Subito non l’avevo capito, infatti mi guardavo intorno alla ricerca di riferimenti, un palo, un segno, un nome, cercavo di triangolare per non perdere l’orientamento ma lo perdevo di continuo, come il numero di pagine, aumentava, diminuiva, finché ho smesso di contare.
Perdevo l’orientamento entrando e uscendo dal sogno di Vollmann per tornare alle pagine, entravo e uscivo dalla narrazione storica della spedizione della Erebus e della Terror (per chi ha visto la serie tv, proprio quelle due, ma descritte con la voce di Vollmann, il che cambia parecchie cose), vagavo tra la realtà del libro e la sua irrealtà. Sono parecchi i confini che si pestano inconsapevolmente perché finiti nascosti sotto la neve.
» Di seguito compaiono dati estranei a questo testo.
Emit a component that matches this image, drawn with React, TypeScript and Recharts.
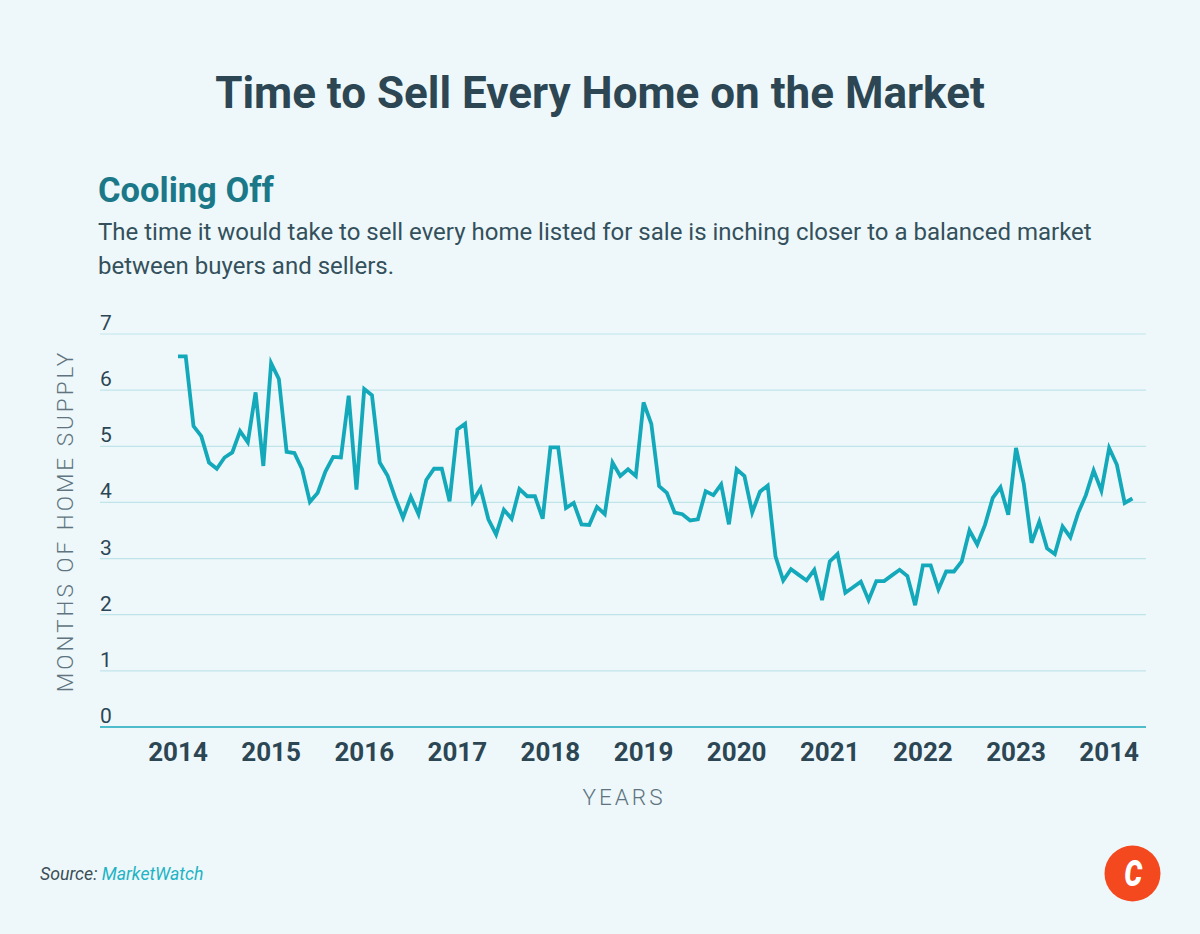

Poi ho capito che non dovevo preoccuparmi dell’orientamento, dei confini e della direzione, perché lassù non puoi pretendere di ragionare come si fa a latitudini più confortevoli, cambia quello che è ragione e quello che non lo è. Intanto devi pensare a sopravvivere e già solo questa necessità ti porta via tutte le energie tranne un piccolo fondo residuo con il quale devi fare tutti i ragionamenti che riesci. Sprecare energie per tenere traccia delle pagine, per segnare ogni passaggio di confine tra reale, irreale, sogno, storia, personaggi, autore e spettri sono attività che ti lasciano esausto velocemente e incapace di approvvigionarti del sostentamento minimo. Quindi non devi farlo se vuoi farcela.
Poi c’è la paura, che è costante, sta nel respiro, uno sbaglio, un imprevisto, una sciocchezza e l’Artico ti serra gli artigli alla gola e ti sbriciola. Quindi devi imparare a convivere con la paura, fartela non proprio amica, ma almeno accettarla come coinquilina, qualche volta puoi anche cercarla, sfidarla per metterti alla prova, per una tua necessità, per un’attrazione che quella produce su di te. Di questo è Vollmann in prima persona che racconta alla fine del libro, dice insomma che I fucili lui l’ha scritto con la paura che gli unghiava le ossa. La paura, a differenza dei film e della tv che devono sempre (quasi sempre, tranne nelle opere dei Maestri) immaginare un’origine della paura, un soggetto che la produce, un mistero, un’entità generatrice di paura, ne I fucili e penso in generale nella tundra, la paura non ha un’origine o un soggetto. La paura non è quella dell’orso sbranatore o delle luci dell’aurora boreale e neanche delle voci degli spettri che soffiano nella bufera. Questi non sono che piccoli espedienti della paura artica. La paura artica è quella del vuoto, del niente, dell’informe, del silenzio assoluto, della solitudine estrema, la paura non ha forma, né colore né voce, è parte essenziale del paesaggio, della terra, della neve, del vento.
Vollmann è di tutto questo che ha scritto. Non è facile scriverne e non lo è leggerne, però il risultato è un libro magnifico, un altro magnifico libro sul grande freddo, sulle latitudini estreme, del mondo, della ragione, dei pensieri.
Gli scogli di fango alti fino alla cintola sulla riva erano congelati, e le grigie concrezioni di conchiglie fossili erano velate di gelo. I massi erano bianchi e grigi di ghiaccio Dentro la canna del suo fucile si formò la brina. Il ghiaccio cominciò a ispessirsi, e il sasso lanciato dal signor Gore spezzò una crosta vera e propria, e non disegnò onde ma anelli di ghiaccio. Il ghiaccio formava una piattaforma che si stendeva da riva per cinque o sei metri, abbastanza solida per essere percorsa. Il ghiaccio aumentava ancora. I massi erano imperlati di cristalli grossi come chicchi d’uva. Lastre di roccia giacevano congelate come pesci morti. Al largo crescevano cespugli inargentati. Poco più a ovest, sulla riva verso il mare aperto, si era formata un’epidermide scura. Che si gonfiava un po’ alla volta. Fori ovali si schiudevano sulla sua superficie, li vedea muoversi. Dal costante spostamento a ovest dei buchi capì che la marea stava scendendo.